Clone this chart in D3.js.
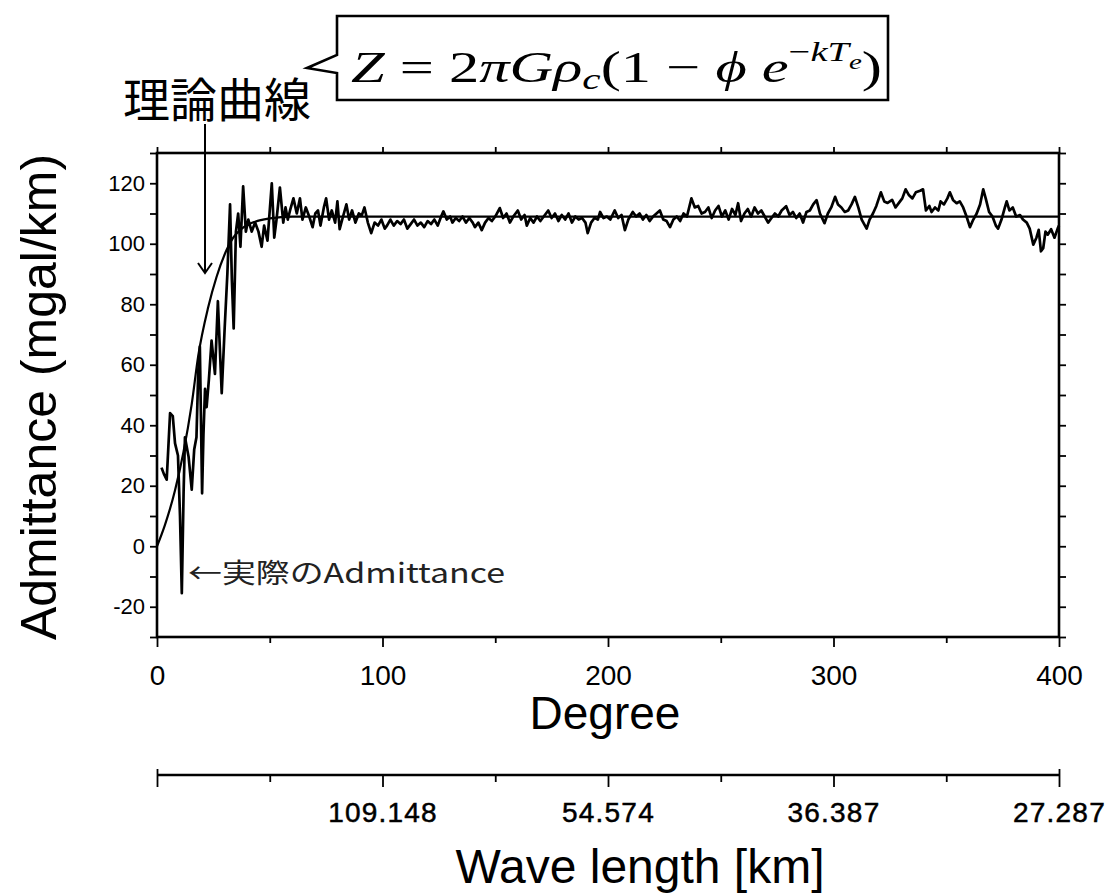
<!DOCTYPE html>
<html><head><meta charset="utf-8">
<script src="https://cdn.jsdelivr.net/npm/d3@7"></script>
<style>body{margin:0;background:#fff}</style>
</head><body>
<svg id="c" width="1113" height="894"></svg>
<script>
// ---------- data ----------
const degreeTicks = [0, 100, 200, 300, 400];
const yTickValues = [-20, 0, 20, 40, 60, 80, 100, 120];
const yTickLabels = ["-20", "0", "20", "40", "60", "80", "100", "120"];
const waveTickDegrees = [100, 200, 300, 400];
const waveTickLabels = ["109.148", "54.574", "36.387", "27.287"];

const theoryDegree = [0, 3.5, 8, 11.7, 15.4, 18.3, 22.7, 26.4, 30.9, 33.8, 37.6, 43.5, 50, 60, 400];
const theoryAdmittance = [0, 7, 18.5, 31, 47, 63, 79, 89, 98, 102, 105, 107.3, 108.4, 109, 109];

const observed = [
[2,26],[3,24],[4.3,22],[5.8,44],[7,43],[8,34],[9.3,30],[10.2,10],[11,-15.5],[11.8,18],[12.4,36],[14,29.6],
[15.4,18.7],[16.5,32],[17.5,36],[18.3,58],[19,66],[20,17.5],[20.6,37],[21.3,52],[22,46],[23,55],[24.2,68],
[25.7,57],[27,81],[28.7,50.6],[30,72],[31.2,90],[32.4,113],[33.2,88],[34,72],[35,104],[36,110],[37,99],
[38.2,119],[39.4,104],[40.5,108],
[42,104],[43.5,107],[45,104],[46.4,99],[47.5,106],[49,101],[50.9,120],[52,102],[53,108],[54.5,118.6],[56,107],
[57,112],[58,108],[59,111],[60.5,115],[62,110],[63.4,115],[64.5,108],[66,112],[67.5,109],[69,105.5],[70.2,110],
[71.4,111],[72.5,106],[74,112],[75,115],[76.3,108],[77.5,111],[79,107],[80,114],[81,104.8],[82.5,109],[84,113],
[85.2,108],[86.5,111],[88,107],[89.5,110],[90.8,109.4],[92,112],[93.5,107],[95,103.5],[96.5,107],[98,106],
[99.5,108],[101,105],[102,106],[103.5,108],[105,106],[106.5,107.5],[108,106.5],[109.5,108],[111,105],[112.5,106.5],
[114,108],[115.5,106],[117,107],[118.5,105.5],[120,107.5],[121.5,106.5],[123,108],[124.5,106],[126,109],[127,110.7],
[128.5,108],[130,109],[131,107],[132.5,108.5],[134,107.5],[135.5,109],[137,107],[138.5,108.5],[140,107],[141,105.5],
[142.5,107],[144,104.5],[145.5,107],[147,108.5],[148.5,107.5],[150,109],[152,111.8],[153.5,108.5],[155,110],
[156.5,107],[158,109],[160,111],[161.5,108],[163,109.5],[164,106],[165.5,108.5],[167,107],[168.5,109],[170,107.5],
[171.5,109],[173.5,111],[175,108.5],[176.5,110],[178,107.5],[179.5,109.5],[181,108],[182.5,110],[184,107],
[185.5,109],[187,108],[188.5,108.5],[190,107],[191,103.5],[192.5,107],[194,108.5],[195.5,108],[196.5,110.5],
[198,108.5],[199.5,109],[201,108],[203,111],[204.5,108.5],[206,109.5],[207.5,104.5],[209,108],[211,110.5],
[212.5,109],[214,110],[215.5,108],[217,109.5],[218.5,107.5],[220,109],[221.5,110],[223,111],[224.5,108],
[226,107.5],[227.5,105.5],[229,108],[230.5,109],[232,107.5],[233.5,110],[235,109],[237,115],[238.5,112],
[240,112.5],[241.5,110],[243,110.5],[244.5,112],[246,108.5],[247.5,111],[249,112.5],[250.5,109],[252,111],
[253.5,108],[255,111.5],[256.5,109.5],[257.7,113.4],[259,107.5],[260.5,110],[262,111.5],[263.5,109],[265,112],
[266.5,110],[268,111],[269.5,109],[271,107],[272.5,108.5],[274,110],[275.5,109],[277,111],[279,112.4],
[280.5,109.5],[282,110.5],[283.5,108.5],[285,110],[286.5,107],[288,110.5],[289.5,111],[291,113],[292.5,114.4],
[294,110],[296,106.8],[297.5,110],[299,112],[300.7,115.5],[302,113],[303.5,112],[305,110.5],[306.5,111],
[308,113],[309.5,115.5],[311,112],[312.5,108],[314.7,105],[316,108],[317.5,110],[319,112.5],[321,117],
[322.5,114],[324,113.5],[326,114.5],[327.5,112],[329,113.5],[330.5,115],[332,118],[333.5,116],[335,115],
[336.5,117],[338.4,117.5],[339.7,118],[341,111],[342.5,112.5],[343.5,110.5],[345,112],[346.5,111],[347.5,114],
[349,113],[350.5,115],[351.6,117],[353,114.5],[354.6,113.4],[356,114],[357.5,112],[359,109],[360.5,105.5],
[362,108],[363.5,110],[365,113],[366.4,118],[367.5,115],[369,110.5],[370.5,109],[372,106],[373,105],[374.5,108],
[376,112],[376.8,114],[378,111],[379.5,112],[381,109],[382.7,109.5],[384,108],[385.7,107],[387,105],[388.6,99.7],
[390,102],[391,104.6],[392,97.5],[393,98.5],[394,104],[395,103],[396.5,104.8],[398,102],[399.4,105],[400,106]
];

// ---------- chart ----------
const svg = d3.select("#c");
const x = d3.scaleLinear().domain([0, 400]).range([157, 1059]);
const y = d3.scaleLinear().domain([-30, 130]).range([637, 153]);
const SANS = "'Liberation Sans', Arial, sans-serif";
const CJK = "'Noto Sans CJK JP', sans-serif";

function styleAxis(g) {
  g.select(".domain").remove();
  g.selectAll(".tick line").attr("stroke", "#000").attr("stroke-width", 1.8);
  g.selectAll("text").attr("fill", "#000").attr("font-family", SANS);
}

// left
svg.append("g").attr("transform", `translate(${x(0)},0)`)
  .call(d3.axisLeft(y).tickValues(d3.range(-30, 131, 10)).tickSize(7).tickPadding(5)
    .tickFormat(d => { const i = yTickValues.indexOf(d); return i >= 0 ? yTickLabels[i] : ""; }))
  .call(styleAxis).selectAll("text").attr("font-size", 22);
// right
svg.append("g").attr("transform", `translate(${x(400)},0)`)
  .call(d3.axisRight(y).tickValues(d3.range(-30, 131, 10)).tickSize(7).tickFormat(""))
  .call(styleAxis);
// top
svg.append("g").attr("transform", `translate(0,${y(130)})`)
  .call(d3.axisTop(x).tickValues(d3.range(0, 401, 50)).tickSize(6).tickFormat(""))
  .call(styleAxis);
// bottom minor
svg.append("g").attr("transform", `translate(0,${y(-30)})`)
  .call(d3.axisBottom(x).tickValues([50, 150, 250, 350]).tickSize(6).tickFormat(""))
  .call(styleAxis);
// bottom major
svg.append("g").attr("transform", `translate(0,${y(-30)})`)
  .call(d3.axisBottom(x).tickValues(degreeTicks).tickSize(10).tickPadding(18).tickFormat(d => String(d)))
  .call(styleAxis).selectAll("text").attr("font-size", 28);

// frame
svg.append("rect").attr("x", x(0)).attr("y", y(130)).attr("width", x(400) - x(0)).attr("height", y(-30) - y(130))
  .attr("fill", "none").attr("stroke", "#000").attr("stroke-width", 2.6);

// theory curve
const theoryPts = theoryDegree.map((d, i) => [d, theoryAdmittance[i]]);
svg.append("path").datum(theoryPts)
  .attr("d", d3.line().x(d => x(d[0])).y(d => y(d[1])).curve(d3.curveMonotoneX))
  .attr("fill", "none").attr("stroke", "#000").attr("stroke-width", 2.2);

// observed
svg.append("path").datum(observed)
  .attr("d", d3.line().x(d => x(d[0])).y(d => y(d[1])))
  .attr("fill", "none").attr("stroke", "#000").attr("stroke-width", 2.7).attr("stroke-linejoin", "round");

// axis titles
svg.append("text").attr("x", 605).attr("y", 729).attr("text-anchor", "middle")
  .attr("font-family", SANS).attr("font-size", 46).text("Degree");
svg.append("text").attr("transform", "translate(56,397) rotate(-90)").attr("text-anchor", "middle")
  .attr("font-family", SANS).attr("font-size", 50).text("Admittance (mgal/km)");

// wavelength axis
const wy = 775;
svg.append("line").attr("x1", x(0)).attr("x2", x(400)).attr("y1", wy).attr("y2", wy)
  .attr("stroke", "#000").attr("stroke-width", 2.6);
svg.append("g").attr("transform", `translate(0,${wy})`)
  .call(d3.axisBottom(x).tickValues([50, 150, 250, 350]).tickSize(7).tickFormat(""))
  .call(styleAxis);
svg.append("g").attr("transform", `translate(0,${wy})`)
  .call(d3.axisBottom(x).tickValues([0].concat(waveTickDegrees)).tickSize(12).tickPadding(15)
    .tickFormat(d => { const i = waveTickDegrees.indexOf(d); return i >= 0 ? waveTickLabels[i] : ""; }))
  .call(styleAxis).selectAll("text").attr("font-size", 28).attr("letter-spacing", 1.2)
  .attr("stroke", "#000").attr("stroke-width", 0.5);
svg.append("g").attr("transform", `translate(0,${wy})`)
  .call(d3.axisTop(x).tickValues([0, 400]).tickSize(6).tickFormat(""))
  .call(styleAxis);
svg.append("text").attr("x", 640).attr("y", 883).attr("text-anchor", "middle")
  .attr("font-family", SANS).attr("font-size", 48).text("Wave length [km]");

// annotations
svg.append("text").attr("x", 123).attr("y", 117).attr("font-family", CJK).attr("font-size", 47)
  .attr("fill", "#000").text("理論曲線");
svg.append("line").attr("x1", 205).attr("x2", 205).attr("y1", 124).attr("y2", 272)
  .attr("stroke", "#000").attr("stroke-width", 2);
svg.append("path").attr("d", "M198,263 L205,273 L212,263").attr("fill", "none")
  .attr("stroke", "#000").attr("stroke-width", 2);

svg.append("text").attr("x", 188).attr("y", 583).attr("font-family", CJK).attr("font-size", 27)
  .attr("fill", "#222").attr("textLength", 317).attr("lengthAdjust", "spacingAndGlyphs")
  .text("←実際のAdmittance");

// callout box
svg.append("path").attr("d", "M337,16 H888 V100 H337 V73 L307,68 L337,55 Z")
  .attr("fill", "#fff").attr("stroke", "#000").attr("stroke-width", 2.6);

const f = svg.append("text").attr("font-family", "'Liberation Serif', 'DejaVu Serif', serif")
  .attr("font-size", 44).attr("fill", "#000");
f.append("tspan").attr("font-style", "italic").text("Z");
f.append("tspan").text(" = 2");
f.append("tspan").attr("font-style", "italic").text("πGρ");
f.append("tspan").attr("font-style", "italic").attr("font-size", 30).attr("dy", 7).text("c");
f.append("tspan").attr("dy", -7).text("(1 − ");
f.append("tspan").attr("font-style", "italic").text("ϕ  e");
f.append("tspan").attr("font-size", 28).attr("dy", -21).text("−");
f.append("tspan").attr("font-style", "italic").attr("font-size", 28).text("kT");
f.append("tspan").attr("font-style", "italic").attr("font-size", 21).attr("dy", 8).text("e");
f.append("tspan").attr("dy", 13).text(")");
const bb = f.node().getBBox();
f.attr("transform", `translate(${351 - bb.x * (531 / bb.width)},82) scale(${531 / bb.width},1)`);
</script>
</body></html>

★ ★ ★ ★ ★ ★ ★

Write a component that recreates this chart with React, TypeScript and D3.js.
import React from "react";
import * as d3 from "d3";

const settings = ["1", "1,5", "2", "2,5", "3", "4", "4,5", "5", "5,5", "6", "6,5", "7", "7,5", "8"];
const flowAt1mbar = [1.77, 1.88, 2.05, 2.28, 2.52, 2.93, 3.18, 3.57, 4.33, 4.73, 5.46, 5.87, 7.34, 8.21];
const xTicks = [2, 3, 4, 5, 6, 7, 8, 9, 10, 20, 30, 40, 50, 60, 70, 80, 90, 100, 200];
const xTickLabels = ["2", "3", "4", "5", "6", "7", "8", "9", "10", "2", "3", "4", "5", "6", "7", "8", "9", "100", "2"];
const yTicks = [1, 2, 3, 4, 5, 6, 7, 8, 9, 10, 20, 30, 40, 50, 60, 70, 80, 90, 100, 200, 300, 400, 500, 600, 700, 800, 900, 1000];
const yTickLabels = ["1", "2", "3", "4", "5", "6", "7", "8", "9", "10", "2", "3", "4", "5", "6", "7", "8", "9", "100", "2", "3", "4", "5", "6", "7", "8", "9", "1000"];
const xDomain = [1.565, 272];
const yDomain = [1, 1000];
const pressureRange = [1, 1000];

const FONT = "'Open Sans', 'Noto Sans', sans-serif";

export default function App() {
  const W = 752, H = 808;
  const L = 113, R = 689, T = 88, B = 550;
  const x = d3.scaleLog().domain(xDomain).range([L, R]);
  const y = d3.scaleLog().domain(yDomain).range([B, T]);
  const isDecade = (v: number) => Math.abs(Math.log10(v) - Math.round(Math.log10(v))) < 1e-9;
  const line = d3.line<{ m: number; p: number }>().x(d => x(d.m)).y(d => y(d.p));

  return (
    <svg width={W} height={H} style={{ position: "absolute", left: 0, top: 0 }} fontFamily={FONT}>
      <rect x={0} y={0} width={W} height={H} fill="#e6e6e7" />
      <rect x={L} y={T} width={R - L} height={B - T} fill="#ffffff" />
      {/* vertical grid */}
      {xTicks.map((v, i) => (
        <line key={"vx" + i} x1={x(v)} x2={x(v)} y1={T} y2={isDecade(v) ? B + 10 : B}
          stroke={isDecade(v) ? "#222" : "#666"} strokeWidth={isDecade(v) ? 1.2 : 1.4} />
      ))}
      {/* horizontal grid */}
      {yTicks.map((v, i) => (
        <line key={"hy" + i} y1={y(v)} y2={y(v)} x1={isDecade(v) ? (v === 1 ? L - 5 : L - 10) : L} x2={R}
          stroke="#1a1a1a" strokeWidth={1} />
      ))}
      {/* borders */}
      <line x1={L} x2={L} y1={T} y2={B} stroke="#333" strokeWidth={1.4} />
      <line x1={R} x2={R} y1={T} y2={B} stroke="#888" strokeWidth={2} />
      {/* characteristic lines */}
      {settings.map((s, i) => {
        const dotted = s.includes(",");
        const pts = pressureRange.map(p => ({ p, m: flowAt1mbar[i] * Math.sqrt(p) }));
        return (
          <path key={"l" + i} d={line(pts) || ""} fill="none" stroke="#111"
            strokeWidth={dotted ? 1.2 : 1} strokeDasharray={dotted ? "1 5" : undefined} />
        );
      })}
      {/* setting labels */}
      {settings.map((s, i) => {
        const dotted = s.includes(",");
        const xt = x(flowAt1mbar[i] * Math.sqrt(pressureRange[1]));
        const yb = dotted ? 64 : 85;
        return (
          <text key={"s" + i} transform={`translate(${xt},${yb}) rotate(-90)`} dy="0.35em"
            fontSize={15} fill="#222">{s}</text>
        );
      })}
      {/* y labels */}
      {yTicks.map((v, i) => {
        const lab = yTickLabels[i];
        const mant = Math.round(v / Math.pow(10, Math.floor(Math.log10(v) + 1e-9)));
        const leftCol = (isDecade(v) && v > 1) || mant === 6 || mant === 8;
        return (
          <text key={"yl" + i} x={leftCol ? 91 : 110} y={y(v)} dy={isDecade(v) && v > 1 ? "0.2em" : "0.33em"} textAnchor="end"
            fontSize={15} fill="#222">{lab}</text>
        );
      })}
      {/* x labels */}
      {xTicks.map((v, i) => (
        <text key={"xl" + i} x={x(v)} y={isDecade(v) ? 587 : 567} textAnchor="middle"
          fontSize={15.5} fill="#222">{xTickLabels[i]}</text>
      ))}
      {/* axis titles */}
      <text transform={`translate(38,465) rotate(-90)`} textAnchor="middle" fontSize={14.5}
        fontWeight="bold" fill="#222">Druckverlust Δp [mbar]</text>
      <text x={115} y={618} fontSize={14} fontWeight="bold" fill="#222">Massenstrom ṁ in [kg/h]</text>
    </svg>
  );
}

★ ★ ★ ★ ★ ★ ★

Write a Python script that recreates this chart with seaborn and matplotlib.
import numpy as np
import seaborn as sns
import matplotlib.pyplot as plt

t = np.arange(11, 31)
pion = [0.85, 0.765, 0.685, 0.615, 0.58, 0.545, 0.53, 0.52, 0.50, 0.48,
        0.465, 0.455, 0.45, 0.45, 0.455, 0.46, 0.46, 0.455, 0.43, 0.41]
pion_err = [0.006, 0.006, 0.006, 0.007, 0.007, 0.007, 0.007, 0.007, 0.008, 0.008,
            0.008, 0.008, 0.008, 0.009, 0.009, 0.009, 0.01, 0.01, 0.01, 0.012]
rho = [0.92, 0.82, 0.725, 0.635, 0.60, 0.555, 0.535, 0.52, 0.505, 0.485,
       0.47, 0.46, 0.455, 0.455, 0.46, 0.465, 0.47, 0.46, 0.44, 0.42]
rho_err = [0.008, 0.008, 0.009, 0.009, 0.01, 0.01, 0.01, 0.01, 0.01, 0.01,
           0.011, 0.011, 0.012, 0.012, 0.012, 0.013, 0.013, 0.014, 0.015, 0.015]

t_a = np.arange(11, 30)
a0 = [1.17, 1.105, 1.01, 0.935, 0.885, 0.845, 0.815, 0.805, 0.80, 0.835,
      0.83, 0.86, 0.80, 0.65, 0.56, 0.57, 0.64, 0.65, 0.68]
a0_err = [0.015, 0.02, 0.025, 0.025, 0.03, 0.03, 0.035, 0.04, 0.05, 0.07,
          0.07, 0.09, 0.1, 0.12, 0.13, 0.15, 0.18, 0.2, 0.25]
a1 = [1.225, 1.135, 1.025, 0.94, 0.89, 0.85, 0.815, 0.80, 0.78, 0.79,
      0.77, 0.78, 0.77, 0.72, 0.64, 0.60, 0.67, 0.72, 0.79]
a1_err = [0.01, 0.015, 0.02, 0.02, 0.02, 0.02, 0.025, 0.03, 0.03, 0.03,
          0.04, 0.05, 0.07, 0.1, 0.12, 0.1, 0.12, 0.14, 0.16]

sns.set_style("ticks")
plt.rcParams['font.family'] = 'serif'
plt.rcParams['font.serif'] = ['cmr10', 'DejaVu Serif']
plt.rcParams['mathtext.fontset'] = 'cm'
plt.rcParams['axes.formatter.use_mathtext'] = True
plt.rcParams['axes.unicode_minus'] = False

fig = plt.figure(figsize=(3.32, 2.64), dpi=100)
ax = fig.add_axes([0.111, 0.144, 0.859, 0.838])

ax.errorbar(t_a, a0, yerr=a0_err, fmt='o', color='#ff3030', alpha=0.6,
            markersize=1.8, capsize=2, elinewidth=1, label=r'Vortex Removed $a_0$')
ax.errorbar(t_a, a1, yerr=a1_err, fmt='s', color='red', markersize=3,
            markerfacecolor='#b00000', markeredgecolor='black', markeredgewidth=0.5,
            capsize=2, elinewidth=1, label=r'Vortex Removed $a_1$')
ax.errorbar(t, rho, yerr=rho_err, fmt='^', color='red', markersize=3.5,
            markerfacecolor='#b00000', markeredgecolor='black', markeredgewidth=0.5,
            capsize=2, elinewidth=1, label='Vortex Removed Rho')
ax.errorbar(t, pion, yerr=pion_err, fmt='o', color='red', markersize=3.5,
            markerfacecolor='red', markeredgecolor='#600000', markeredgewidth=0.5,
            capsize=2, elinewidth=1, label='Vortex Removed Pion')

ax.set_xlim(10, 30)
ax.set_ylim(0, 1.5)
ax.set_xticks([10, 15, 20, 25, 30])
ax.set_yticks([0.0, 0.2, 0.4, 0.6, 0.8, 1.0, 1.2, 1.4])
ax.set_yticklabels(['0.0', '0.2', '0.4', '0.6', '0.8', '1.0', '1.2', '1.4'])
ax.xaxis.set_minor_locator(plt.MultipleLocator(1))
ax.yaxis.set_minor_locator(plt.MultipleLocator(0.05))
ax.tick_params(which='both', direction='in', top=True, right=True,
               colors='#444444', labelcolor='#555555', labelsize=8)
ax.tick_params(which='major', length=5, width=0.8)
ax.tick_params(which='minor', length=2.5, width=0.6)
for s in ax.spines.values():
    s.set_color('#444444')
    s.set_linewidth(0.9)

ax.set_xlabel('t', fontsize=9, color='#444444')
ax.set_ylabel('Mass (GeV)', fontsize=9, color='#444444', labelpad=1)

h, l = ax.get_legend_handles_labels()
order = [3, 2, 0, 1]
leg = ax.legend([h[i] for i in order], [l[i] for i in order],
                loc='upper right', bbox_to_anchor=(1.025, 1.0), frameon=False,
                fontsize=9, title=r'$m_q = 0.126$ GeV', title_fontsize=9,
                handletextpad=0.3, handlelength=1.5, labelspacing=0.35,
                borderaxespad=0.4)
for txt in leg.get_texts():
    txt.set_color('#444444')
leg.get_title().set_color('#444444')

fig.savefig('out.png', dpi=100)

★ ★ ★ ★ ★ ★ ★

AIM OF THE EXERCISE:
From the records above, copy exactly the lines starting at the one with "Clone this chart in D3.js." and ending at the one with "108.4, 109, 109];", and no others. Pictures stay out.

ANSWER TO THE EXERCISE:
Clone this chart in D3.js.
<!DOCTYPE html>
<html><head><meta charset="utf-8">
<script src="https://cdn.jsdelivr.net/npm/d3@7"></script>
<style>body{margin:0;background:#fff}</style>
</head><body>
<svg id="c" width="1113" height="894"></svg>
<script>
// ---------- data ----------
const degreeTicks = [0, 100, 200, 300, 400];
const yTickValues = [-20, 0, 20, 40, 60, 80, 100, 120];
const yTickLabels = ["-20", "0", "20", "40", "60", "80", "100", "120"];
const waveTickDegrees = [100, 200, 300, 400];
const waveTickLabels = ["109.148", "54.574", "36.387", "27.287"];

const theoryDegree = [0, 3.5, 8, 11.7, 15.4, 18.3, 22.7, 26.4, 30.9, 33.8, 37.6, 43.5, 50, 60, 400];
const theoryAdmittance = [0, 7, 18.5, 31, 47, 63, 79, 89, 98, 102, 105, 107.3, 108.4, 109, 109];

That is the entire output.